What enterprise-grade configurability actually looks like
The alternative to rigid standardization isn't giving every location a blank canvas, it's building a system where corporate sets the framework and locations configure within it. Every operator works inside a consistent platform, but each has the autonomy to make that platform work for their market.
Menu flexibility without brand chaos
The best multi-location catering systems treat menus as layered, not binary. There’s a core of brand-defining items that appear everywhere and the signature offerings that define who you are. Layered on top are regional additions that locations can manage themselves: items that resonate in their market, seasonal offerings tied to local availability, menu changes that don’t require a corporate ticket to execute.
Most systems can’t handle this level of temporal complexity. It’s one of the clearest signals of whether a platform was built for enterprise scale catering or adapted to it.

Financial control at the location level
Each location should have genuine control over the economic levers that determine their catering profitability: menu pricing, order minimums, delivery fees by zone, service charges, gratuity settings, and up-charges for customizations. A breakfast box is $89 in Kansas City and $129 in San Francisco, and both prices make sense for their respective markets. The system should support that without requiring corporate intervention.
For franchise environments specifically, the financial infrastructure needs to go further: separate invoicing by location or franchisee, support for different POS systems across the network, pre-authorizations and deposit collection, and accounts receivable management that handles the complexity of corporate accounts with net terms. These aren’t edge cases, they’re the normal operating requirements of any serious multi-unit catering program.
Permissions that respect the corporate vs. store relationship
The right approach is layered visibility: store operators see their own location's orders, customers, and financials, and nothing else. A franchisee who owns multiple locations gets consolidated visibility across their portfolio, but not into other franchisees' performance. Corporate sees everything they need to support the network and identify best practices.

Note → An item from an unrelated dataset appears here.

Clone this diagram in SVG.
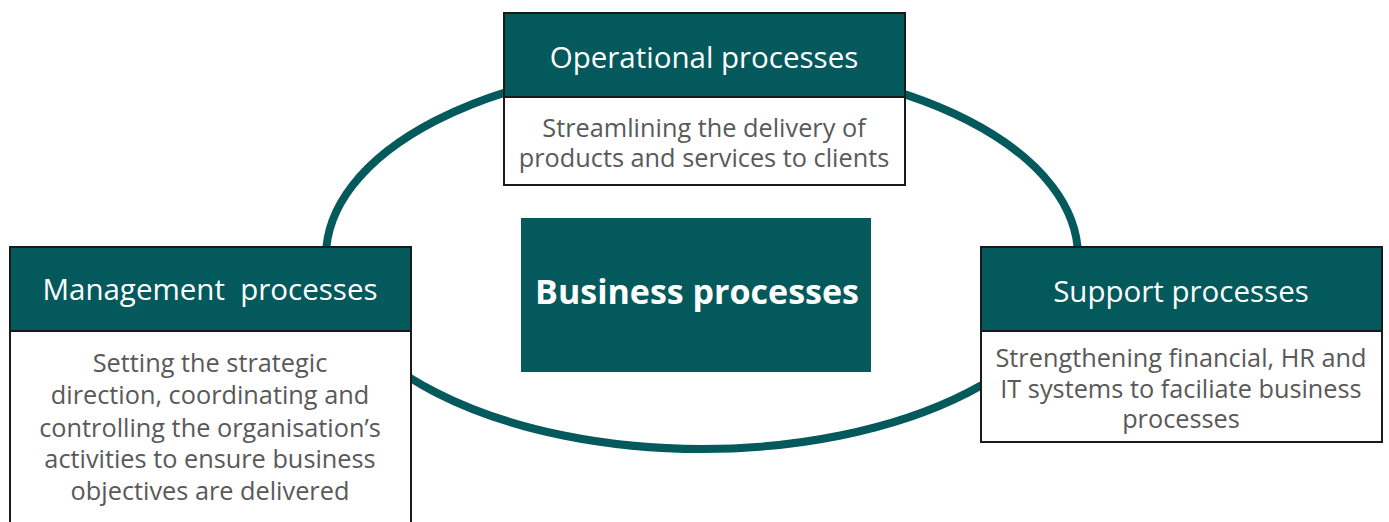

Within that permission structure, location managers should be able to handle routine operational decisions themselves, such as adjusting lead times for a busy season, blocking out dates for kitchen maintenance, running location-specific promotions, without filing a request with corporate.

Why this matters more as you grow, not less
The implication is straightforward: if you're planning to grow catering across multiple locations, build on a platform that supports enterprise-level configuration from the start. The brands that tell themselves they'll “upgrade later” consistently find that migration becomes painful once real catering revenue is flowing through the system. You outgrow limited tools faster than you expect, and the cost of switching mid-stride: operational disruption, data migration, and retraining is far higher than getting the infrastructure right early.
The brands that tell themselves they'll upgrade later consistently find that migration becomes painful once real catering revenue is flowing through the system.